New rules for Realtors – Crackdown by Fintrac making it mandatory to identify their Buyers & Sellers


Friday, June 20th, 2008

Fiona Anderson
Sun

B.C. drug dealers and other criminals will have a tougher time disposing of their ill-gotten gains as new federal anti-money-laundering legislation cracks down on real estate purchases and currency exchange operations.

The new law, which will be in force Monday, also adds other rules aimed at hindering the disposal of large amounts of cash.

Realtors will have to take more steps to ensure they know who they are dealing with. They will also need to hang on to information identifying their clients for five years.

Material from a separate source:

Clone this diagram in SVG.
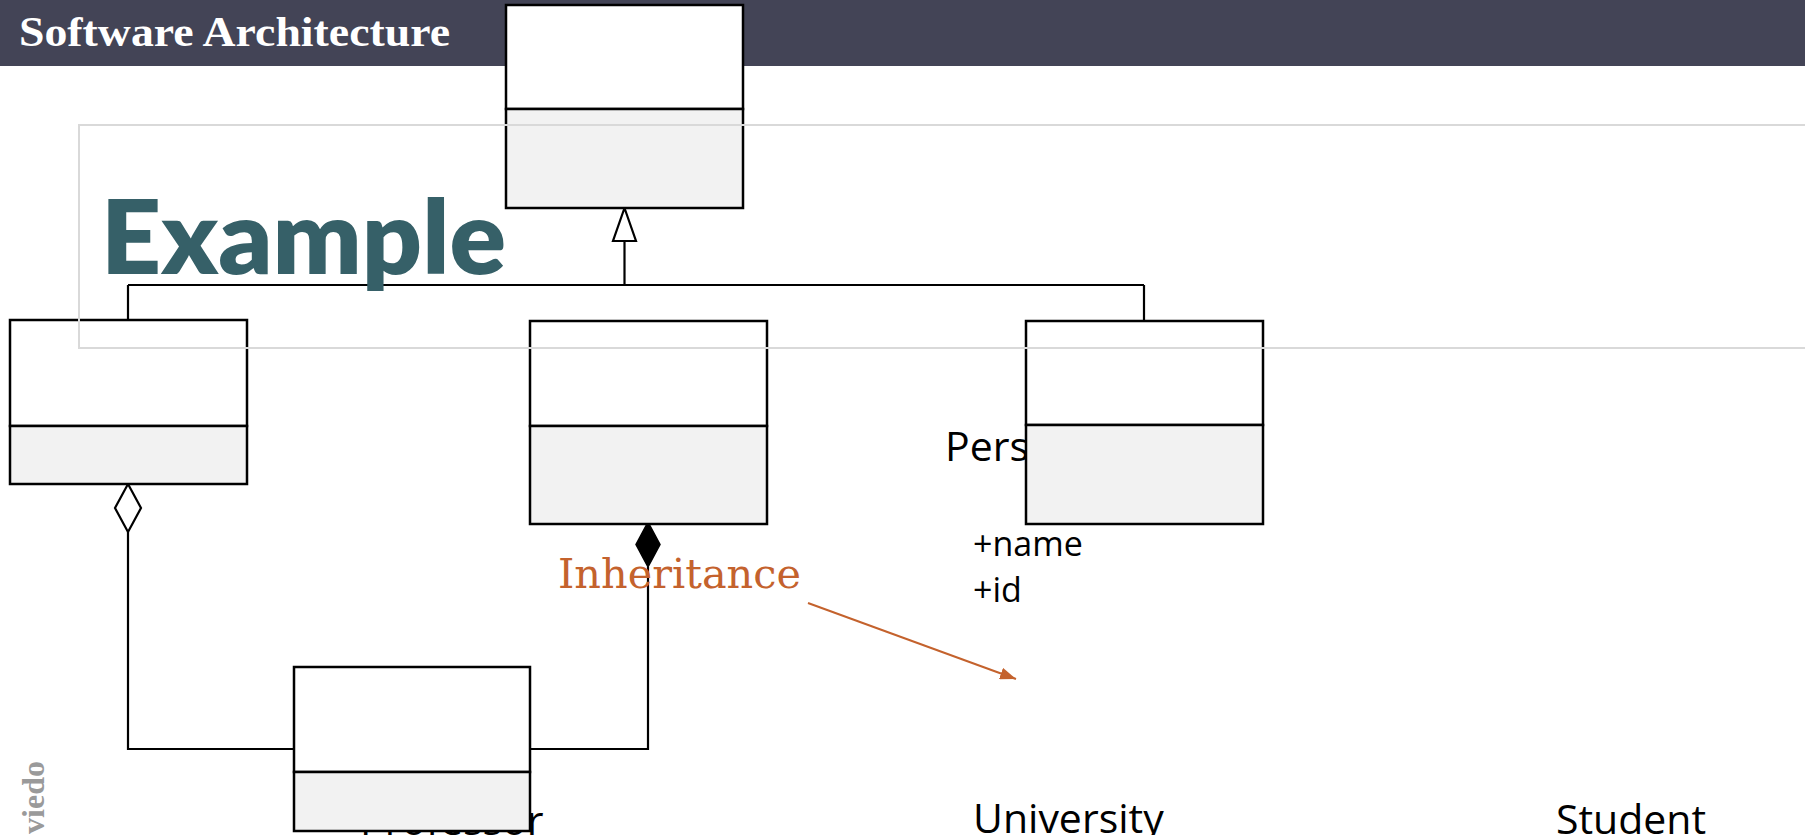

“We know organized crime buys houses and they buy houses on a regular basis,” said Ken Fraser, executive director of investigations with the Financial Institutions Commission of B.C.

Some purchases are made to carry out more illegal activity, such as marijuana-growing operations and amphetamine labs, Fraser said. Others are aimed at laundering the money to turn proceeds of crime into a legitimate asset.

To date, those purchases have often been made using fake identification, Fraser said.

“It’s not that onerous to assume another identity and purchase property,” he said.

In many cases the person listed on the title doesn’t even know his name has been used, he added.

Under the new rules, realtors have “to ensure the person they are dealing with is the person whose ID is produced,” Fraser said.

Last November, police in B.C. froze $6 million worth of real estate they claim was owned by Yong Long Ye, the alleged mastermind behind a drug syndicate charged with importing thousands of kilograms of cocaine from the United States and supplying local methamphetamine and ecstasy labs with ingredients. At the time of Ye’s arrest, police declared they had “chopped the head off the snake.”

Most of the properties were not in Ye’s name, and police would not say how they had traced the homes back to Ye.

Under the new rules, tracing ownership should be easier, said Peter Lamey, a spokesman for the Financial Transactions and Reports Analysis Centre of Canada (FINTRAC), the organization that collects reports on suspicious transactions.

Real estate is especially vulnerable to money laundering, Lamey said. And requiring realtors to identify their clients will help deter that.

Currency exchanges and money transfer operations — but not cheque cashing companies — are also targeted in the new legislation. Starting Monday, money-services businesses will have to be registered with FINTRAC and will have to make sure that people depositing cash have a legitimate business to support the deposits, said Kim Marsh, managing director of the Vancouver office of IPSA International, Inc., a company that helps others comply with anti-money laundering legislation.

In the past, a person could deposit cash using fake ID and by saying he had a car wash, Marsh said. Now money-services businesses will have to be satisfied that the story, and the ID, are real.

The point is to prevent people from depositing large amounts of cash from crime, he said. And in B.C. that means money from drug trafficking and growing operations.

“Grow-ops generate huge amounts of cash,” Marsh said. “And [the criminals] have to get that cash into the system. If they can get it into an MSB [money-services business] who can get it into a bank account, they’re halfway there.”

Marsh advises companies to ask for lots of documents. A particularly useful one to request is a credit report “because that’s a hard thing to generate,” he said.

“If you don’t have a credit history that’s a huge red flag.”

People will complain, and some will ignore the law, Marsh said.

“And then we’ll be reading about them in the paper some time down the road.”

The new rules — which have been adopted to bring Canada in line with international standards set by the Financial Action Task Force created by the Group of Seven industrialized countries in the early 1990s — also now require companies to report attempted suspicious transactions in which an individual aborts a transaction that would otherwise have to be reported.